Bringing context to you
What if you could change this approach? With more incidents to contend with and a growing number of repositories that contain context, organizations need to find a new approach extracting the context they need. Instead of going out and searching through multiple sources of internal and external data, it is more efficient if we bring the data to you.
Recently, we introduced our Securonix Investigate add-on product. Securonix Investigate is designed to bring the data to the analyst instead of bringing the analysts to the data.
Securonix Investigate changes where your team spends their valuable time. Analysts move from searching through too much data in too many platforms to efficiently delivering context to the analyst as they move through their investigation. We are removing the data silos and bringing together knowledge from across the team. This capability provides a comprehensive view of the incident which leads to fast and informed decision making.
Investigate delivers an ever-present window that consolidates contextual information to enrich data presented in the Securonix interface. Securonix Investigate polls internal systems and external sources either on-demand or through streaming to display all relative context about the entities under investigation. As you move through the investigation the Securonix Investigate window updates the context so that it is directly aligned to what you are viewing within the Securonix interface.
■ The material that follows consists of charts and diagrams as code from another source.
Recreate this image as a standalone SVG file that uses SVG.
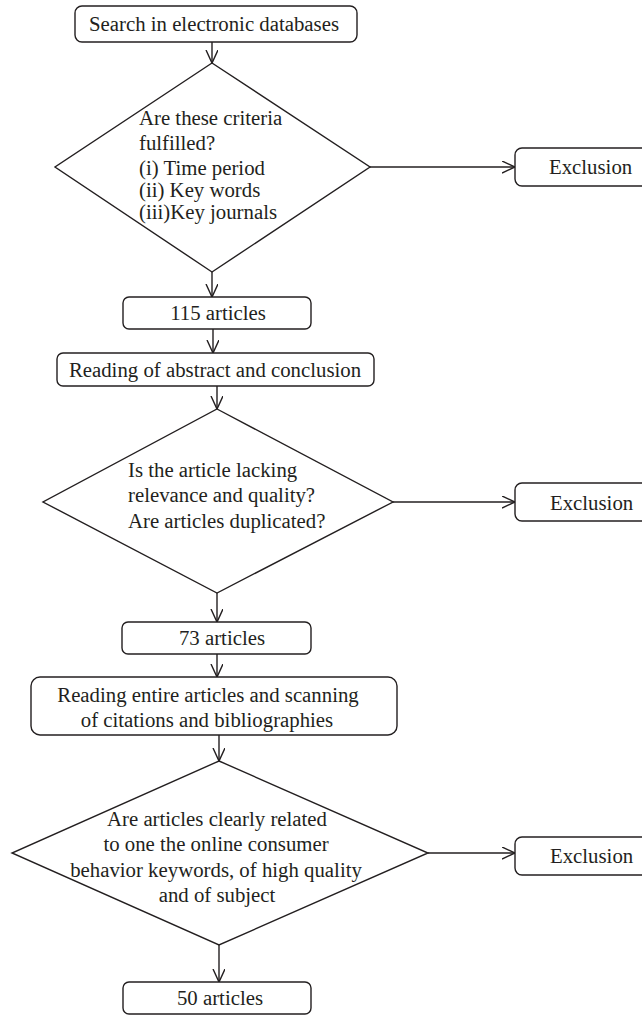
<svg xmlns="http://www.w3.org/2000/svg" width="642" height="1015" viewBox="0 0 642 1015">
<style>
.box{fill:#fff;stroke:#231f20;stroke-width:1.4}
.dia{fill:#fff;stroke:#231f20;stroke-width:1.4}
.t{font-family:"Liberation Serif","Times New Roman",serif;font-size:20.8px;fill:#231f20}
.c{text-anchor:middle}
.edge{fill:none;stroke:#231f20;stroke-width:1.4;marker-end:url(#arr)}
</style>
<defs>
<marker id="arr" markerUnits="userSpaceOnUse" markerWidth="16" markerHeight="16" refX="13" refY="6" orient="auto">
<path d="M0,0 L13,6 L0,12" fill="none" stroke="#231f20" stroke-width="1.4"/>
</marker>
</defs>
<rect width="642" height="1015" fill="#fff"/>
<g id="connectors">
<line class="edge" x1="212" y1="42" x2="212" y2="63"/>
<line class="edge" x1="370" y1="167" x2="515" y2="167"/>
<line class="edge" x1="212" y1="272" x2="212" y2="297"/>
<line class="edge" x1="213" y1="329" x2="213" y2="353"/>
<line class="edge" x1="217" y1="386" x2="217" y2="409"/>
<line class="edge" x1="393" y1="502" x2="515" y2="502"/>
<line class="edge" x1="217" y1="593" x2="217" y2="622"/>
<line class="edge" x1="217" y1="654" x2="217" y2="677"/>
<line class="edge" x1="219" y1="735" x2="219" y2="761"/>
<line class="edge" x1="428" y1="853" x2="515" y2="853"/>
<line class="edge" x1="219" y1="945" x2="219" y2="982"/>
</g>
<g id="n1"><rect class="box" x="75" y="6" width="282" height="36" rx="7"/><text class="t c" x="214" y="31">Search in electronic databases</text></g>
<g id="d1"><polygon class="dia" points="212,63 370,167 212,272 55,167"/>
<text class="t" x="139" y="125">Are these criteria</text>
<text class="t" x="139" y="150">fulfilled?</text>
<text class="t" x="139" y="175">(i) Time period</text>
<text class="t" x="139" y="197">(ii) Key words</text>
<text class="t" x="139" y="219">(iii)Key journals</text></g>
<g id="e1"><rect class="box" x="515" y="148" width="140" height="38" rx="7"/><text class="t" x="549" y="174">Exclusion</text></g>
<g id="n2"><rect class="box" x="123" y="297" width="188" height="32" rx="6"/><text class="t c" x="218" y="320">115 articles</text></g>
<g id="n3"><rect class="box" x="57" y="353" width="317" height="33" rx="6"/><text class="t c" x="215" y="377">Reading of abstract and conclusion</text></g>
<g id="d2"><polygon class="dia" points="217,409 393,502 217,593 43,502"/>
<text class="t" x="128" y="477">Is the article lacking</text>
<text class="t" x="128" y="502">relevance and quality?</text>
<text class="t" x="128" y="528">Are articles duplicated?</text></g>
<g id="e2"><rect class="box" x="515" y="483" width="140" height="38" rx="7"/><text class="t" x="550" y="510">Exclusion</text></g>
<g id="n4"><rect class="box" x="122" y="622" width="189" height="32" rx="6"/><text class="t c" x="222" y="645">73 articles</text></g>
<g id="n5"><rect class="box" x="31" y="677" width="366" height="58" rx="9"/>
<text class="t c" x="208" y="702">Reading entire articles and scanning</text>
<text class="t c" x="207" y="727">of citations and bibliographies</text></g>
<g id="d3"><polygon class="dia" points="219,761 428,853 219,945 12,853"/>
<text class="t c" x="217" y="826">Are articles clearly related</text>
<text class="t c" x="216" y="851">to one the online consumer</text>
<text class="t c" x="216" y="877">behavior keywords, of high quality</text>
<text class="t c" x="217" y="902">and of subject</text></g>
<g id="e3"><rect class="box" x="515" y="837" width="140" height="38" rx="7"/><text class="t" x="550" y="863">Exclusion</text></g>
<g id="n6"><rect class="box" x="123" y="982" width="188" height="32" rx="6"/><text class="t c" x="220" y="1005">50 articles</text></g>
</svg>
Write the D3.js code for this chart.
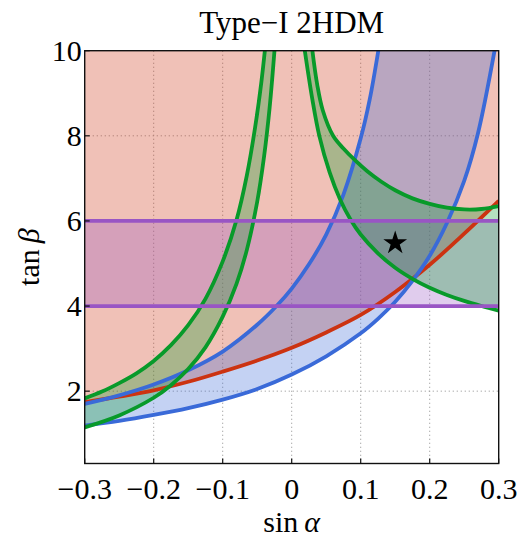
<!DOCTYPE html>
<html><head><meta charset="utf-8">
<script src="https://cdn.jsdelivr.net/npm/d3@7/dist/d3.min.js"></script>
<style>
body{margin:0;background:#fff}
text{font-family:"Liberation Serif","Times New Roman",serif;fill:#000}
</style>
</head><body>
<svg id="chart" width="517" height="541"></svg>
<script>
// ---------- data (sinα, tanβ) ----------
const xDomain = [-0.3, 0.3];
const yDomain = [0.3, 10];
const xTicks = [-0.3, -0.2, -0.1, 0, 0.1, 0.2, 0.3];
const xTickLabels = ["\u22120.3", "\u22120.2", "\u22120.1", "0", "0.1", "0.2", "0.3"];
const yTicks = [2, 4, 6, 8, 10];
const yTickLabels = ["2", "4", "6", "8", "10"];

// red boundary (region above it is shaded)
const redCurve = [[-0.3,1.74],[-0.25,1.87],[-0.2,2.02],[-0.15,2.22],[-0.1,2.46],[-0.05,2.72],[0,3.02],[0.05,3.38],[0.1,3.79],[0.15,4.33],[0.2,4.97],[0.25,5.70],[0.3,6.47]];

// blue band: upper and lower edges
const blueUpper = [[-0.3,1.70],[-0.25,1.90],[-0.2,2.155],[-0.15,2.49],[-0.1,2.93],[-0.05,3.56],[-0.022,4.0],[0,4.41],[0.025,4.98],[0.05,5.68],[0.075,6.62],[0.1,7.94],[0.113,8.85],[0.1255,10.0]];
const blueLower = [[-0.3,1.19],[-0.25,1.30],[-0.2,1.44],[-0.15,1.60],[-0.1,1.80],[-0.05,2.05],[0,2.39],[0.05,2.82],[0.1,3.36],[0.125,3.70],[0.15,4.10],[0.175,4.59],[0.2,5.18],[0.225,5.95],[0.25,6.94],[0.27,8.06],[0.294,10.0]];

// green band, left branch
const greenLeftOuter = [[-0.3,1.83],[-0.275,1.99],[-0.25,2.19],[-0.225,2.42],[-0.2,2.71],[-0.175,3.08],[-0.15,3.55],[-0.125,4.17],[-0.1,5.05],[-0.08,6.02],[-0.065,7.07],[-0.053,8.2],[-0.044,9.26],[-0.037,10.3]];
const greenLeftInner = [[-0.3,1.15],[-0.25,1.43],[-0.2,1.845],[-0.175,2.14],[-0.15,2.52],[-0.125,3.03],[-0.1,3.75],[-0.08,4.52],[-0.065,5.32],[-0.05,6.45],[-0.04,7.52],[-0.032,8.66],[-0.024,10.2]];

// green band, right branch
const greenRightLower = [[0.019,10.0],[0.03,8.85],[0.04,8.0],[0.055,7.14],[0.07,6.51],[0.085,6.04],[0.1,5.68],[0.125,5.24],[0.15,4.9],[0.175,4.64],[0.2,4.43],[0.225,4.26],[0.25,4.12],[0.275,4.0],[0.3,3.89]];
const greenRightUpper = [[0.03,10.0],[0.037,9.2],[0.045,8.6],[0.06,8.0],[0.075,7.7],[0.092,7.42],[0.11,7.16],[0.13,6.92],[0.15,6.72],[0.175,6.53],[0.2,6.4],[0.225,6.31],[0.25,6.27],[0.275,6.28],[0.3,6.35]];

// purple horizontal band
const purpleBand = [4, 6];

// benchmark point
const starPoint = [0.15, 5.48];

const title = "Type\u2212I 2HDM";

// ---------- colours ----------
const cRed = "#cc3311", cBlue = "#3a6ad8", cGreen = "#089a2a", cPurple = "#9955c4";
const fillOp = 0.3;
const FONT = "Liberation Serif, Times New Roman, serif";

// ---------- layout ----------
const svg = d3.select("#chart");
const W = 517, H = 541;
const margin = {left: 84.7, right: W - 498.7, top: 50.7, bottom: H - 463.5};
const x = d3.scaleLinear().domain(xDomain).range([margin.left, W - margin.right]);
const y = d3.scaleLinear().domain(yDomain).range([H - margin.bottom, margin.top]);
const [x0, x1] = x.range();
const [yb, yt] = y.range();

svg.append("rect").attr("width", W).attr("height", H).attr("fill", "#fff");

svg.append("defs").append("clipPath").attr("id", "plotClip")
  .append("rect").attr("x", x0).attr("y", yt).attr("width", x1 - x0).attr("height", yb - yt);

// grid
const grid = svg.append("g");
grid.selectAll(".gx").data(xTicks.slice(1, -1)).join("line")
  .attr("x1", d => x(d)).attr("x2", d => x(d)).attr("y1", yt).attr("y2", yb)
  .attr("stroke", "#a0a0a0").attr("stroke-width", 1).attr("stroke-dasharray", "1.2,2.8");
grid.selectAll(".gy").data(yTicks.slice(0, -1)).join("line")
  .attr("x1", x0).attr("x2", x1).attr("y1", d => y(d)).attr("y2", d => y(d))
  .attr("stroke", "#a0a0a0").attr("stroke-width", 1).attr("stroke-dasharray", "1.2,2.8");

const plot = svg.append("g").attr("clip-path", "url(#plotClip)");

const line = d3.line().x(d => x(d[0])).y(d => y(d[1])).curve(d3.curveCatmullRom.alpha(0.5));
const cont = pts => line(pts).replace(/^M/, "L");
function band(a, b) { return line(a) + cont(b.slice().reverse()) + "Z"; }

// fills
const topY = yDomain[1];
plot.append("path")
  .attr("d", line(redCurve) + `L${x(xDomain[1])},${y(topY)}L${x(xDomain[0])},${y(topY)}Z`)
  .attr("fill", cRed).attr("fill-opacity", fillOp);
plot.append("path").attr("d", band(blueUpper, blueLower))
  .attr("fill", cBlue).attr("fill-opacity", fillOp);
plot.append("rect")
  .attr("x", x0).attr("width", x1 - x0)
  .attr("y", y(purpleBand[1])).attr("height", y(purpleBand[0]) - y(purpleBand[1]))
  .attr("fill", cPurple).attr("fill-opacity", fillOp);
plot.append("path").attr("d", band(greenLeftOuter, greenLeftInner))
  .attr("fill", cGreen).attr("fill-opacity", fillOp);
plot.append("path").attr("d", band(greenRightLower, greenRightUpper))
  .attr("fill", cGreen).attr("fill-opacity", fillOp);

// boundary lines
const lw = 3.8;
plot.append("path").attr("d", line(redCurve)).attr("fill", "none").attr("stroke", cRed).attr("stroke-width", lw);
[blueUpper, blueLower].forEach(c => plot.append("path").attr("d", line(c)).attr("fill", "none").attr("stroke", cBlue).attr("stroke-width", lw));
[greenLeftOuter, greenLeftInner, greenRightLower, greenRightUpper].forEach(c =>
  plot.append("path").attr("d", line(c)).attr("fill", "none").attr("stroke", cGreen).attr("stroke-width", lw));
purpleBand.forEach(v => plot.append("line").attr("x1", x0).attr("x2", x1).attr("y1", y(v)).attr("y2", y(v))
  .attr("stroke", cPurple).attr("stroke-width", lw));

// star
plot.append("path").attr("d", d3.symbol(d3.symbolStar, 175)())
  .attr("transform", `translate(${x(starPoint[0])},${y(starPoint[1])})`).attr("fill", "#000");

// frame
svg.append("rect").attr("x", x0).attr("y", yt).attr("width", x1 - x0).attr("height", yb - yt)
  .attr("fill", "none").attr("stroke", "#111").attr("stroke-width", 1.4);

// ticks
svg.selectAll(".tx").data(xTicks).join("line")
  .attr("x1", d => x(d)).attr("x2", d => x(d)).attr("y1", yb).attr("y2", yb - 5)
  .attr("stroke", "#111").attr("stroke-width", 1.2);
svg.selectAll(".ty").data(yTicks).join("line")
  .attr("x1", x0).attr("x2", x0 + 5).attr("y1", d => y(d)).attr("y2", d => y(d))
  .attr("stroke", "#111").attr("stroke-width", 1.2);

// tick labels
svg.selectAll(".lx").data(xTicks).join("text")
  .attr("x", d => x(d)).attr("y", yb + 35).attr("text-anchor", "middle")
  .attr("font-family", FONT).attr("font-size", 30).text((d, i) => xTickLabels[i]);
svg.selectAll(".ly").data(yTicks).join("text")
  .attr("x", x0 - 3).attr("y", d => y(d) + 10).attr("text-anchor", "end")
  .attr("font-family", FONT).attr("font-size", 30).text((d, i) => yTickLabels[i]);

// title
svg.append("text").attr("x", (x0 + x1) / 2).attr("y", 33).attr("text-anchor", "middle")
  .attr("font-family", FONT).attr("font-size", 31).text(title);

// axis labels
const xl = svg.append("text").attr("x", (x0 + x1) / 2).attr("y", 532).attr("text-anchor", "middle")
  .attr("font-family", FONT).attr("font-size", 30);
xl.append("tspan").text("sin\u2009");
xl.append("tspan").attr("font-style", "italic").text("\u03b1");
const yl = svg.append("text").attr("transform", `translate(39,${(yt + yb) / 2}) rotate(-90)`)
  .attr("text-anchor", "middle").attr("font-family", FONT).attr("font-size", 30);
yl.append("tspan").text("tan\u2009");
yl.append("tspan").attr("font-style", "italic").text("\u03b2");
</script>
</body></html>
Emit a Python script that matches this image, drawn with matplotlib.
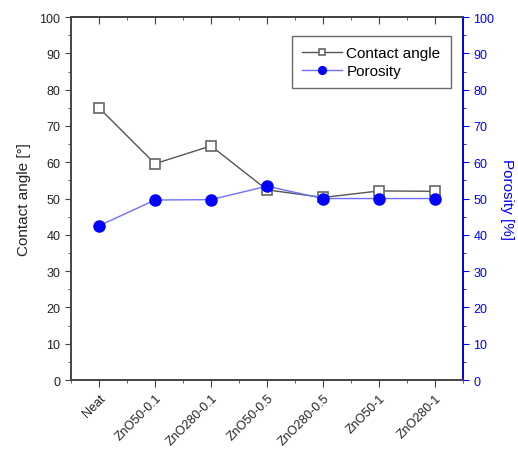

Securonix Investigate can integrate with industry-leading solutions that include:
- Security Operation Systems
- Incident Response Systems
- Open Source/Subscription Threat Intelligence
- Threat Hunting Data Sources
- Malware Databases
- Endpoint Security Systems
- Network Infrastructure
- Others (YouTube, Google Drive, Google Search, LinkedIn…)
This new approach means that security analysts spend less time searching through multiple data repositories trying to find the needle in the haystack and more time resolving incidents. This speeds investigations and in turn delivers faster incident mitigation. Additionally, it improves analysts’ efficiency as they are able to address more incidents in less time.